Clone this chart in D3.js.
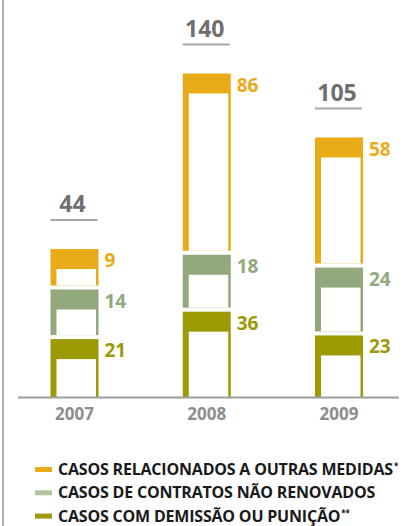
<!DOCTYPE html>
<html>
<head>
<meta charset="utf-8">
<script src="https://cdn.jsdelivr.net/npm/d3@7"></script>
<style>
  body { margin: 0; background: #fff; }
  svg { display: block; font-family: "Open Sans", sans-serif; }
</style>
</head>
<body>
<svg></svg>
<script>
const years = ['2007', '2008', '2009'];
const outras = [9, 86, 58];
const contratos = [14, 18, 24];
const demissao = [21, 36, 23];
const totals = [44, 140, 105];

const series = [
  {label: 'CASOS COM DEMISSÃO OU PUNIÇÃO', sup: '**', values: demissao, color: '#9c9a05', swatch: '#9c9a05'},
  {label: 'CASOS DE CONTRATOS NÃO RENOVADOS', sup: '', values: contratos, color: '#92a87d', swatch: '#afc39f'},
  {label: 'CASOS RELACIONADOS A OUTRAS MEDIDAS', sup: '*', values: outras, color: '#eaab18', swatch: '#eaab18'},
];

const width = 414;
const height = 526;
const baseline = 397.5;
const barWidth = 48;
const gap = 4;
const band = 20;

const svg = d3.select('svg')
    .attr('width', width)
    .attr('height', height);

const x = d3.scalePoint().domain(years).range([74.5, 339]);
// segment height: every block keeps a minimum height, as in the original artwork
const h = d3.scaleLinear().domain([0, 140]).range([20, 276]);

// left frame line
svg.append('line')
    .attr('x1', 3).attr('x2', 3)
    .attr('y1', 0).attr('y2', height)
    .attr('stroke', '#b3b3b3')
    .attr('stroke-width', 2);

years.forEach(function(year, i) {
  const x0 = x(year) - barWidth / 2;
  let y0 = baseline;

  series.forEach(function(s, k) {
    const sh = h(s.values[i]);
    const top = y0 - sh;
    const g = svg.append('g');
    g.append('rect')
        .attr('x', x0).attr('y', top)
        .attr('width', barWidth).attr('height', sh)
        .attr('fill', s.color);
    g.append('rect')
        .attr('x', x0 + 6).attr('y', top + band)
        .attr('width', barWidth - 8.5).attr('height', sh - band)
        .attr('fill', '#fff');
    g.append('text')
        .attr('x', x0 + barWidth + 6)
        .attr('y', top + 18)
        .attr('fill', s.color)
        .attr('font-size', 19)
        .attr('font-weight', 700)
        .text(s.values[i]);
    y0 = top - gap;
  });

  const barTop = y0 + gap;
  svg.append('text')
      .attr('x', x(year) - 2)
      .attr('y', barTop - 37)
      .attr('text-anchor', 'middle')
      .attr('fill', '#6f6f71')
      .attr('font-size', 23)
      .attr('font-weight', 700)
      .text(totals[i]);
  svg.append('line')
      .attr('x1', x0).attr('x2', x0 + barWidth - 1)
      .attr('y1', barTop - 29).attr('y2', barTop - 29)
      .attr('stroke', '#a7a7a9')
      .attr('stroke-width', 2);

  svg.append('text')
      .attr('x', x(year))
      .attr('y', 420)
      .attr('text-anchor', 'middle')
      .attr('fill', '#8d8d8f')
      .attr('font-size', 17)
      .attr('font-weight', 700)
      .text(year);
});

// baseline
svg.append('line')
    .attr('x1', 18).attr('x2', 399)
    .attr('y1', baseline).attr('y2', baseline)
    .attr('stroke', '#9d9d9f')
    .attr('stroke-width', 2);

// legend
const legendOrder = [series[2], series[1], series[0]];
const legend = svg.selectAll('.legend')
    .data(legendOrder)
    .enter().append('g')
    .attr('class', 'legend')
    .attr('transform', function(d, i) {
      return 'translate(0,' + (475 + i * 23.3) + ')';
    });

legend.append('rect')
    .attr('x', 35).attr('y', -8)
    .attr('width', 17).attr('height', 5)
    .attr('fill', function(d) {
      return d.swatch;
    });

const lt = legend.append('text')
    .attr('x', 58)
    .attr('y', 0)
    .attr('fill', '#1a1a1a')
    .attr('font-size', 16)
    .attr('font-weight', 700)
    .attr('letter-spacing', -0.2);
lt.append('tspan')
    .text(function(d) {
      return d.label;
    });
lt.append('tspan')
    .attr('dx', 1)
    .attr('dy', -6)
    .attr('font-size', 8)
    .text(function(d) {
      return d.sup;
    });
</script>
</body>
</html>
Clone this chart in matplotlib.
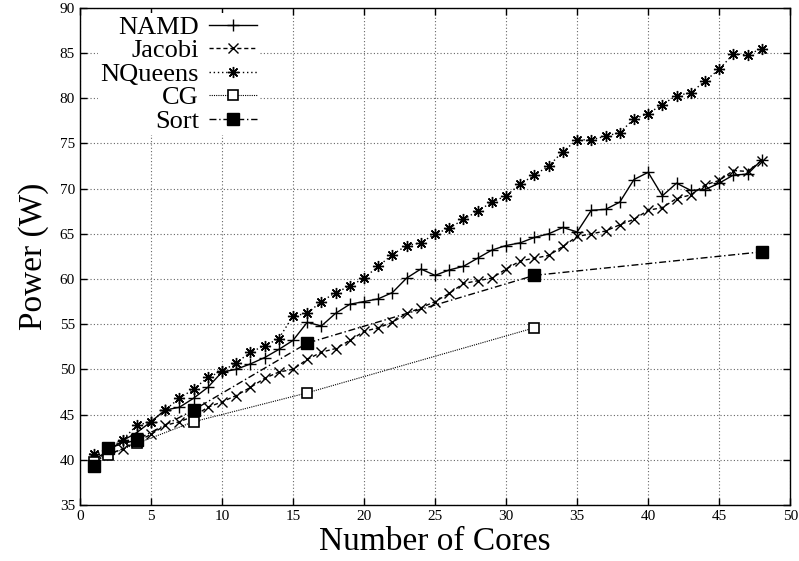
import matplotlib
matplotlib.use("Agg")
import matplotlib.pyplot as plt
from matplotlib.ticker import MultipleLocator

plt.rcParams['font.family'] = ['Liberation Serif', 'DejaVu Serif']

cores = list(range(1, 49))

namd = [40.0, 41.0, 42.1, 43.0, 44.2, 45.5, 45.8, 46.8, 48.0, 49.7,
        50.0, 50.6, 51.3, 52.2, 53.2, 55.2, 54.8, 56.2, 57.2, 57.5,
        57.8, 58.5, 60.1, 61.1, 60.4, 61.0, 61.4, 62.3, 63.2, 63.7,
        64.0, 64.6, 65.0, 65.7, 65.2, 67.6, 67.7, 68.5, 71.0, 71.8,
        69.2, 70.6, 69.8, 69.9, 70.6, 71.5, 71.6, 73.2]

jacobi = [40.2, 40.6, 41.2, 42.0, 42.8, 43.8, 44.2, 44.8, 45.8, 46.4,
          47.1, 48.0, 49.0, 49.7, 50.0, 51.1, 51.9, 52.3, 53.2, 54.2,
          54.6, 55.2, 56.2, 56.8, 57.5, 58.4, 59.5, 59.8, 60.1, 61.1,
          62.0, 62.3, 62.6, 63.6, 64.7, 65.0, 65.3, 66.0, 66.6, 67.6,
          67.9, 68.9, 69.3, 70.4, 70.9, 72.0, 71.9, 73.1]

nqueens = [40.6, 41.2, 42.2, 43.8, 44.2, 45.5, 46.8, 47.8, 49.1, 49.8,
           50.7, 51.9, 52.6, 53.4, 55.9, 56.2, 57.5, 58.5, 59.2, 60.1,
           61.4, 62.7, 63.7, 64.0, 65.0, 65.6, 66.6, 67.5, 68.5, 69.2,
           70.5, 71.5, 72.5, 74.1, 75.4, 75.4, 75.8, 76.2, 77.7, 78.3,
           79.3, 80.3, 80.6, 81.9, 83.2, 84.9, 84.8, 85.5]

cg_cores = [1, 2, 4, 8, 16, 32]
cg = [39.8, 40.5, 41.8, 44.2, 47.4, 54.6]

sort_cores = [1, 2, 4, 8, 16, 32, 48]
sort_vals = [39.3, 41.3, 42.2, 45.5, 52.9, 60.4, 63.0]

fig = plt.figure(figsize=(7.99, 5.61), dpi=100)
ax = fig.add_axes([0.100, 0.100, 0.889, 0.886])

lw = 1.0
ax.plot(cores, namd, color='black', lw=lw, linestyle='-', marker='+',
        markersize=9, markeredgewidth=1.0, label='NAMD')
ax.plot(cores, jacobi, color='black', lw=lw, linestyle=(0, (3, 2)), marker='x',
        markersize=7, markeredgewidth=1.0, label='Jacobi')
ax.plot(cores, nqueens, color='black', lw=lw, linestyle=(0, (1, 2)), marker=(8, 2, 0),
        markersize=8, markeredgewidth=1.0, label='NQueens')
ax.plot(cg_cores, cg, color='black', lw=0.8, linestyle=(0, (1, 1)), marker='s',
        markersize=7, markeredgewidth=1.2, markerfacecolor='white', label='CG')
ax.plot(sort_cores, sort_vals, color='black', lw=lw, linestyle=(0, (5, 2, 1, 2)), marker='s',
        markersize=8, markeredgewidth=1.0, markerfacecolor='black', label='Sort')

ax.set_xlim(0, 50)
ax.set_ylim(35, 90)
ax.xaxis.set_major_locator(MultipleLocator(5))
ax.yaxis.set_major_locator(MultipleLocator(5))
ax.tick_params(direction='in', top=True, right=True, length=5, width=1, labelsize=11)
ax.grid(True, color='#666666', linestyle=(0, (1, 2)), linewidth=0.8)
ax.set_axisbelow(True)
for s in ax.spines.values():
    s.set_linewidth(1.0)

ax.set_xlabel('Number of Cores', fontsize=24, labelpad=3)
ax.set_ylabel('Power (W)', fontsize=24, labelpad=8)

leg = ax.legend(loc='upper left', markerfirst=False, frameon=True, fontsize=19,
                labelspacing=0.0, handlelength=1.8, handletextpad=0.4,
                borderaxespad=0.0, borderpad=0.1,
                bbox_to_anchor=(0.025, 0.99))
leg.get_frame().set_edgecolor('none')
leg.get_frame().set_facecolor('white')
leg.get_frame().set_alpha(1.0)
for col in leg._legend_handle_box.get_children():
    col.align = 'right'

fig.savefig('out.png', dpi=100)
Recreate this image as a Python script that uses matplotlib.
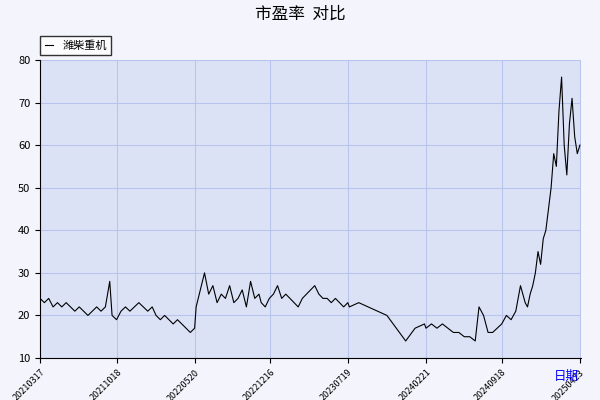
import matplotlib
matplotlib.use("Agg")
import matplotlib.pyplot as plt
import pandas as pd
import numpy as np

plt.rcParams['font.family'] = ['Noto Sans CJK SC', 'DejaVu Sans']

# values per segment; each segment spans a range given in tick units
seg_ranges = [(0.0, 0.9), (0.93, 1.45), (1.5, 2.0), (2.02, 2.85), (2.88, 4.0),
              (4.02, 4.98), (5.0, 5.65), (5.7, 6.3), (6.33, 7.0)]
seg_values = [
    [24,23,24,22,23,22,23,22,21,22,21,20,21,22,21,22,28],
    [20,19,21,22,21,22,23,22,21,22],
    [20,19,20,19,18,19,18,17,16,17],
    [22,26,30,25,27,23,25,24,27,23,24,26,22,28,24,25],
    [23,22,24,25,27,24,25,24,23,22,24,25,26,27,25,24,24,23,24,23,22,23],
    [22,23,22,21,20,17,14,17,18],
    [17,18,17,18,17,16,16,15,15,14],
    [22,20,16,16,17,18,20,19,21,27,23],
    [22,25,27,30,35,32,38,40,45,50,58,55,68,76,60,53,65,71,62,58,60],
]
tick_labels = ['20210317','20211018','20220520','20221216','20230719',
               '20240221','20240918','20250423']
series_name = '潍柴重机'

tick_dates = pd.to_datetime(tick_labels)
tnum = tick_dates.map(pd.Timestamp.toordinal).to_numpy(dtype=float)
xs, ys = [], []
for (a, b), vals in zip(seg_ranges, seg_values):
    u = np.linspace(a, b, len(vals))
    xs.extend(np.interp(u, np.arange(len(tnum)), tnum))
    ys.extend(vals)

fig = plt.figure(figsize=(6, 4), dpi=100)
fig.patch.set_facecolor('#f4f4fc')
ax = fig.add_axes([40/600, 42/400, 541/600, 298/400])
ax.set_facecolor('#dce2f6')
ax.plot(xs, ys, color='black', lw=0.8, label=series_name)
ax.set_ylim(10, 80)
ax.set_xlim(tnum[0], tnum[-1] + 3)
ax.set_xticks(tnum)
ax.set_xticklabels(tick_labels, rotation=45, ha='right', rotation_mode='anchor', fontsize=6.5)
ax.set_yticks(range(10, 81, 10))
ax.tick_params(axis='y', labelsize=8)
ax.grid(True, color='#b8c4ec', lw=0.8)
for s in ['top', 'right']:
    ax.spines[s].set_visible(False)
fig.text(0.5, 0.965, '市盈率  对比', ha='center', va='center', fontsize=12)
fig.text(0.965, 0.06, '日期', ha='right', va='center', fontsize=9, color='blue')
leg = ax.legend(loc='upper left', bbox_to_anchor=(-0.01, 1.1), fontsize=8,
                fancybox=False, edgecolor='black', handlelength=0.8)
fig.savefig('out.png')
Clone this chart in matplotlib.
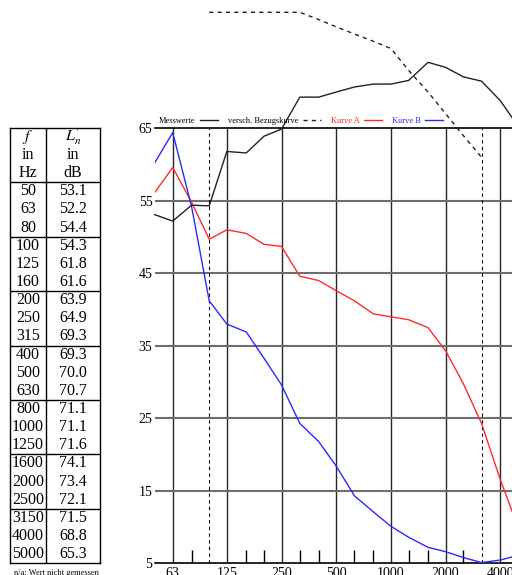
import matplotlib
matplotlib.use('Agg')
import matplotlib.pyplot as plt
import numpy as np

plt.rcParams['font.family'] = ['Liberation Serif', 'DejaVu Serif']
plt.rcParams['mathtext.fontset'] = 'stix'

# Terzband-Frequenzen und Messwerte (Trittschallpegel L'n)
freqs = [50, 63, 80, 100, 125, 160, 200, 250, 315, 400, 500, 630, 800,
         1000, 1250, 1600, 2000, 2500, 3150, 4000, 5000]
messwerte = [53.1, 52.2, 54.4, 54.3, 61.8, 61.6, 63.9, 64.9, 69.3, 69.3, 70.0,
             70.7, 71.1, 71.1, 71.6, 74.1, 73.4, 72.1, 71.5, 68.8, 65.3]

# verschobene Bezugskurve (100 - 3150 Hz)
bezug_freqs = [100, 125, 160, 200, 250, 315, 400, 500, 630, 800, 1000,
               1250, 1600, 2000, 2500, 3150]
bezug = [81, 81, 81, 81, 81, 81, 80, 79, 78, 77, 76, 73, 70, 67, 64, 61]

kurve_a = [56.1, 59.6, 54.8, 49.7, 51.0, 50.5, 49.0, 48.7, 44.6, 44.0, 42.6,
           41.2, 39.4, 39.0, 38.6, 37.5, 34.3, 29.8, 24.3, 16.5, 10.0]
kurve_b = [60.2, 64.4, 54.2, 41.2, 38.0, 36.9, 33.3, 29.6, 24.3, 21.8, 18.4,
           14.3, 12.1, 10.1, 8.6, 7.2, 6.6, 5.8, 5.1, 5.45, 6.1]

oktaven = [63, 125, 250, 500, 1000, 2000, 4000]
terz_ticks = [80, 160, 200, 315, 400, 630, 800, 1250, 1600, 2500]
grenzen = [100, 3150]
y_ticks = [5, 15, 25, 35, 45, 55, 65]

fig = plt.figure(figsize=(5.12, 5.75), dpi=100)

# --- Tabelle links ---
tab = fig.add_axes([10 / 512, 11.7 / 575, 90 / 512, 435.6 / 575])
n_rows = 3 + len(freqs)
tab.set_xlim(0, 1)
tab.set_ylim(n_rows, 0)
tab.set_xticks([])
tab.set_yticks([])
for s in tab.spines.values():
    s.set_linewidth(1.0)
tab.axvline(0.397, color='black', lw=1.0)
for k in range(3, n_rows, 3):
    tab.axhline(k, color='black', lw=1.0)

kopf_f = ['$f$', 'in', 'Hz']
kopf_l = [r'$L_{n}^{\prime}$', 'in', 'dB']
for i in range(3):
    tab.text(0.2, i + 0.5, kopf_f[i], ha='center', va='center', fontsize=11.5)
    tab.text(0.7, i + 0.5, kopf_l[i], ha='center', va='center', fontsize=11.5)
for i, (f, v) in enumerate(zip(freqs, messwerte)):
    tab.text(0.2, i + 3.5, str(f), ha='center', va='center', fontsize=11.5)
    tab.text(0.7, i + 3.5, f'{v:.1f}', ha='center', va='center', fontsize=11.5)

fig.text(56 / 512, 1 - 573 / 575, 'n/a: Wert nicht gemessen', ha='center',
         va='center', fontsize=6)

# --- Diagramm ---
ax = fig.add_axes([154.5 / 512, 11.7 / 575, 363.5 / 512, 435 / 575])
ax.set_xscale('log')
ax.set_xlim(50, 5000)
ax.set_ylim(5, 65)

ax.set_xticks(oktaven)
ax.set_xticklabels([str(o) for o in oktaven])
ax.set_xticks(terz_ticks, minor=True)
ax.set_xticklabels([], minor=True)
ax.set_yticks(y_ticks)

ax.tick_params(axis='x', which='major', length=0, pad=3, labelsize=10)
ax.tick_params(axis='x', which='minor', direction='in', length=9.4, width=1.0)
ax.tick_params(axis='y', length=0, pad=1.5, labelsize=10)

for o in oktaven:
    ax.axvline(o, color='#262626', lw=1.0, zorder=1)
for yv in y_ticks[1:-1]:
    ax.axhline(yv, color='#6e6e6e', lw=1.5, zorder=1)
for g in grenzen:
    ax.axvline(g, color='black', lw=0.8, ls=(0, (3, 3)), zorder=1)

ax.spines['left'].set_visible(False)
ax.spines['right'].set_visible(False)
ax.spines['top'].set_linewidth(1.2)
ax.spines['bottom'].set_linewidth(1.2)

ax.plot(freqs, kurve_a, color='#ff2a2a', lw=1.0, label='Kurve A', zorder=3)
ax.plot(freqs, kurve_b, color='#2a2aff', lw=1.0, label='Kurve B', zorder=3)
ax.plot(freqs, messwerte, color='#222222', lw=1.0, label='Messwerte',
        clip_on=False, zorder=4)
ax.plot(bezug_freqs, bezug, color='#222222', lw=1.0, ls=(0, (3, 3)),
        label='versch. Bezugskurve', clip_on=False, zorder=4)

handles, labels = ax.get_legend_handles_labels()
order = [2, 3, 0, 1]
leg = ax.legend([handles[i] for i in order], [labels[i] for i in order],
                loc='lower left', bbox_to_anchor=(0.012, 1.008), ncol=4,
                frameon=False, fontsize=6, markerfirst=False,
                handlelength=2.2, handletextpad=0.5, columnspacing=1.2,
                borderpad=0, borderaxespad=0)
farben = ['black', 'black', '#ff2a2a', '#2a2aff']
for t, c in zip(leg.get_texts(), farben):
    t.set_color(c)

fig.savefig('out.png', dpi=100)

_Your instructions:_ Repeat exactly the lines from the start of the entries down to the line with "const totals = [44, 140, 105];", keeping both ends but none of the pictures.

_Exercise result:_
Clone this chart in D3.js.
<!DOCTYPE html>
<html>
<head>
<meta charset="utf-8">
<script src="https://cdn.jsdelivr.net/npm/d3@7"></script>
<style>
  body { margin: 0; background: #fff; }
  svg { display: block; font-family: "Open Sans", sans-serif; }
</style>
</head>
<body>
<svg></svg>
<script>
const years = ['2007', '2008', '2009'];
const outras = [9, 86, 58];
const contratos = [14, 18, 24];
const demissao = [21, 36, 23];
const totals = [44, 140, 105];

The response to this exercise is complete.